● Short problem
Take the lines from the head of the listing through the one bearing "const note = ['About 135,000', 'students']" and copy them exactly, leaving every picture out.

====

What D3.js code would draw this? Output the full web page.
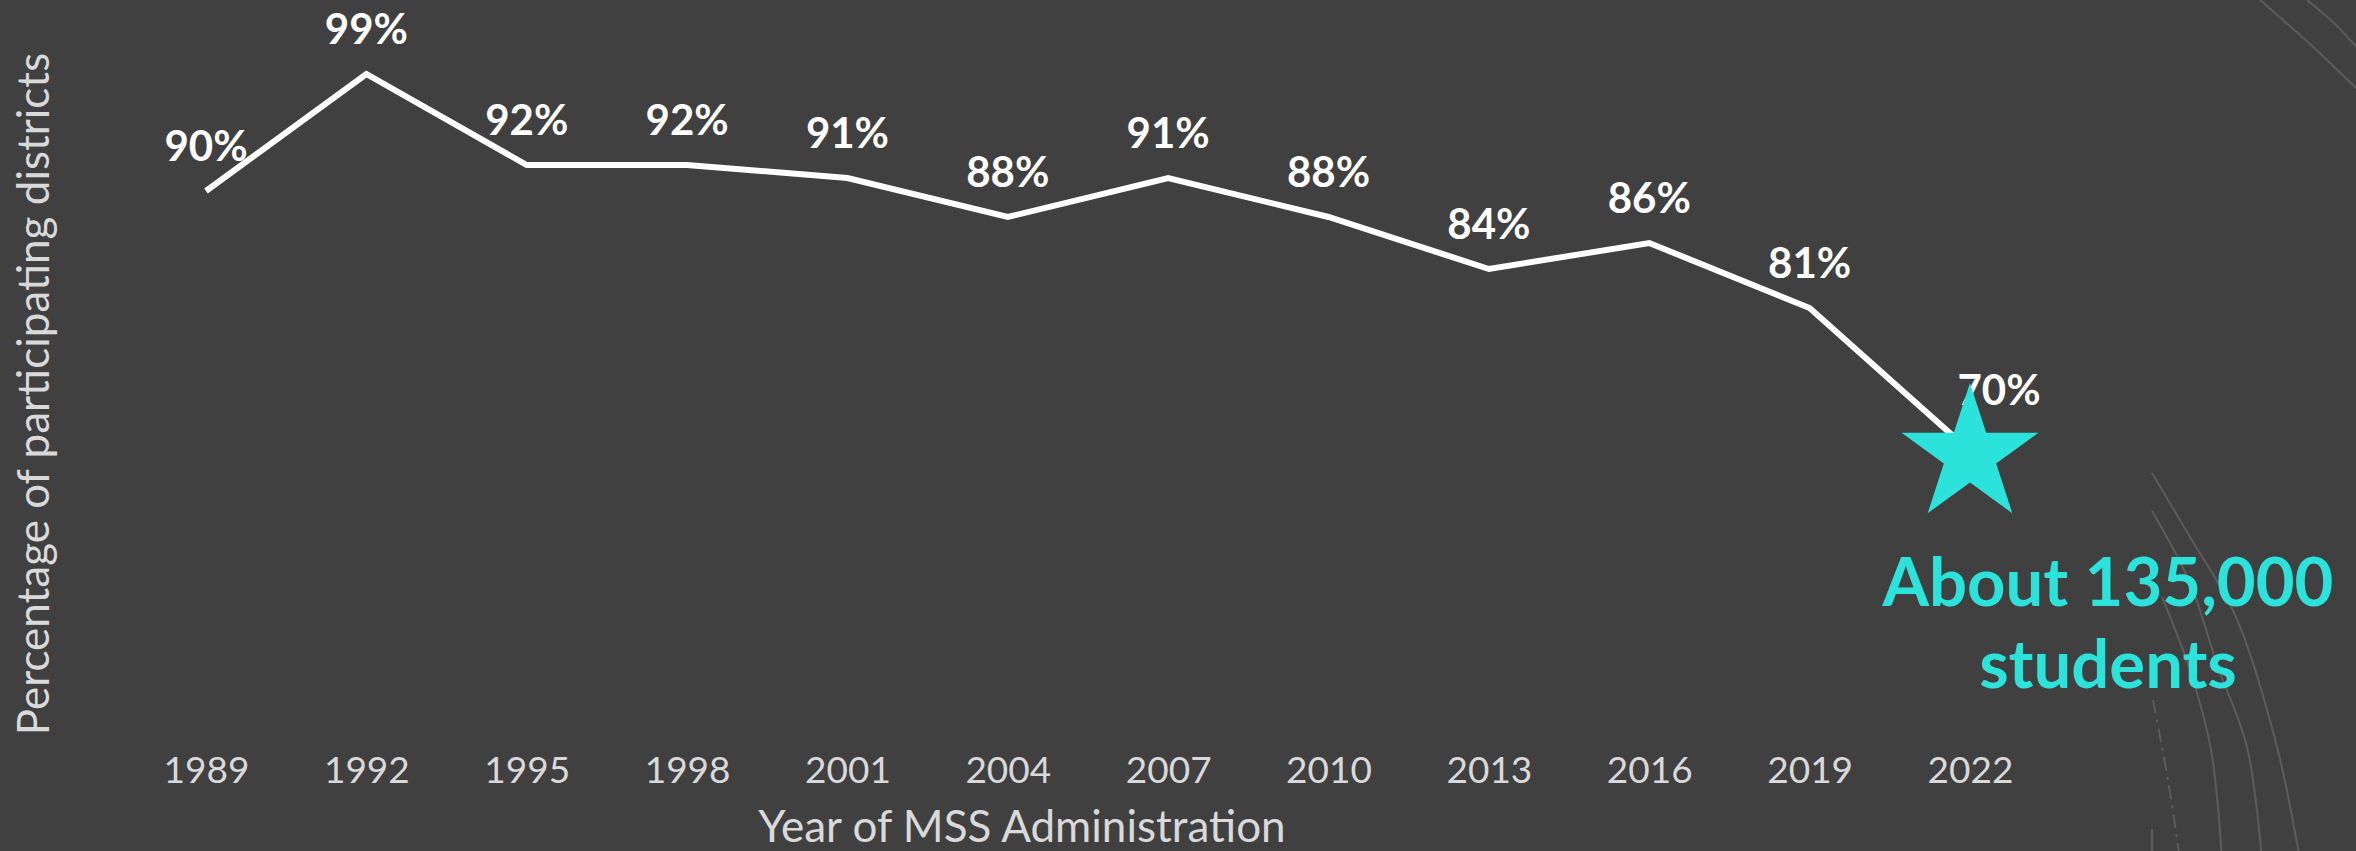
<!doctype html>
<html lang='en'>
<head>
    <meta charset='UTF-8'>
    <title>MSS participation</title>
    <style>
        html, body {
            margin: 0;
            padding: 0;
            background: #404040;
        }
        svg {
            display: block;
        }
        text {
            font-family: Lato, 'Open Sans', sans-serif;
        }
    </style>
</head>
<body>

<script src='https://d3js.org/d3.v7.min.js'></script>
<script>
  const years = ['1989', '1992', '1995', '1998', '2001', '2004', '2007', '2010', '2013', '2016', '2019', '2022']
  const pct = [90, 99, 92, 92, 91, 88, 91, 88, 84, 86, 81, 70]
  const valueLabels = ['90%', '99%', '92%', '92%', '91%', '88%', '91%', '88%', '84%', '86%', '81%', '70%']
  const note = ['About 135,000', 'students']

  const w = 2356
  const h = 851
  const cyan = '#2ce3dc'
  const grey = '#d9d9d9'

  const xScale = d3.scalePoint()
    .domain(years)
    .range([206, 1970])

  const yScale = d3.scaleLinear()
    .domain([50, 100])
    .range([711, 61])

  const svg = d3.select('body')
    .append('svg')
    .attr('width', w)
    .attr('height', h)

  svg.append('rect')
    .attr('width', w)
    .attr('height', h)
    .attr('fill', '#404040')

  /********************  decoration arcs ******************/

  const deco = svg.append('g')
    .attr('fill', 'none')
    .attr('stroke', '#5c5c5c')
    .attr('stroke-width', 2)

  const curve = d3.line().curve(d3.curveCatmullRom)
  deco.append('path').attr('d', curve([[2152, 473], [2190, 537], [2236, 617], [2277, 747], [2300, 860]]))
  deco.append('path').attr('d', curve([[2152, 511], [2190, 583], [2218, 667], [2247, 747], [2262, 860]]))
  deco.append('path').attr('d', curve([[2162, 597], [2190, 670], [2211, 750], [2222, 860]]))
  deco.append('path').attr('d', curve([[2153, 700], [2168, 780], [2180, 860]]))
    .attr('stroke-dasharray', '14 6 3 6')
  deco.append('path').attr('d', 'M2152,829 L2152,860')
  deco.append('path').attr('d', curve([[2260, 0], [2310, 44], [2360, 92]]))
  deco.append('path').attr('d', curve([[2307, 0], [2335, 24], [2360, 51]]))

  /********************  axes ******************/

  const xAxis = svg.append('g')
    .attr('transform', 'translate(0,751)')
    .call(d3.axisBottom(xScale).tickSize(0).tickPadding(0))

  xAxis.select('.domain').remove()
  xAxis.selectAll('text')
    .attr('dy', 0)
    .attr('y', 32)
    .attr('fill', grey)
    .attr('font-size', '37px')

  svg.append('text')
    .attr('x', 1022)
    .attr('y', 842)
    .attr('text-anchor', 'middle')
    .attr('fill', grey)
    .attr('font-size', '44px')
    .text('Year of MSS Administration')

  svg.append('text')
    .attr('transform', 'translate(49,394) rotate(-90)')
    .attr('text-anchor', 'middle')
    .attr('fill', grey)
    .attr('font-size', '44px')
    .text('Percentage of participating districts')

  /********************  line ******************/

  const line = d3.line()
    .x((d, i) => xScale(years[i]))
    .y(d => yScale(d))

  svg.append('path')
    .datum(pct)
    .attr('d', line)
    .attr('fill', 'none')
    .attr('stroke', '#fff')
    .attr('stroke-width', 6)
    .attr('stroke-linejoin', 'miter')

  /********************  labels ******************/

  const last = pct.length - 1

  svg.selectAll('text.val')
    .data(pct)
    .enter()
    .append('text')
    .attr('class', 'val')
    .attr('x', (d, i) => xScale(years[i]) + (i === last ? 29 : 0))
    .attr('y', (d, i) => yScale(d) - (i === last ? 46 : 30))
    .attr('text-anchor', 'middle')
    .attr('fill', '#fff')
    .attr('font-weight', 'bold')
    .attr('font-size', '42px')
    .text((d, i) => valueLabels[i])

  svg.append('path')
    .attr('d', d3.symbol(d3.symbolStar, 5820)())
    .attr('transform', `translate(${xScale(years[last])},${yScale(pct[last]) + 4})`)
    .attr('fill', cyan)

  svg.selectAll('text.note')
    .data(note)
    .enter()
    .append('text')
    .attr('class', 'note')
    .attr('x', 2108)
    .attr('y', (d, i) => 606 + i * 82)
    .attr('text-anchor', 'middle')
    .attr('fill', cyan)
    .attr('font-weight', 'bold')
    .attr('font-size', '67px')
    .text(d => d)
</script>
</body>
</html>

====

● Solution
What D3.js code would draw this? Output the full web page.
<!doctype html>
<html lang='en'>
<head>
    <meta charset='UTF-8'>
    <title>MSS participation</title>
    <style>
        html, body {
            margin: 0;
            padding: 0;
            background: #404040;
        }
        svg {
            display: block;
        }
        text {
            font-family: Lato, 'Open Sans', sans-serif;
        }
    </style>
</head>
<body>

<script src='https://d3js.org/d3.v7.min.js'></script>
<script>
  const years = ['1989', '1992', '1995', '1998', '2001', '2004', '2007', '2010', '2013', '2016', '2019', '2022']
  const pct = [90, 99, 92, 92, 91, 88, 91, 88, 84, 86, 81, 70]
  const valueLabels = ['90%', '99%', '92%', '92%', '91%', '88%', '91%', '88%', '84%', '86%', '81%', '70%']
  const note = ['About 135,000', 'students']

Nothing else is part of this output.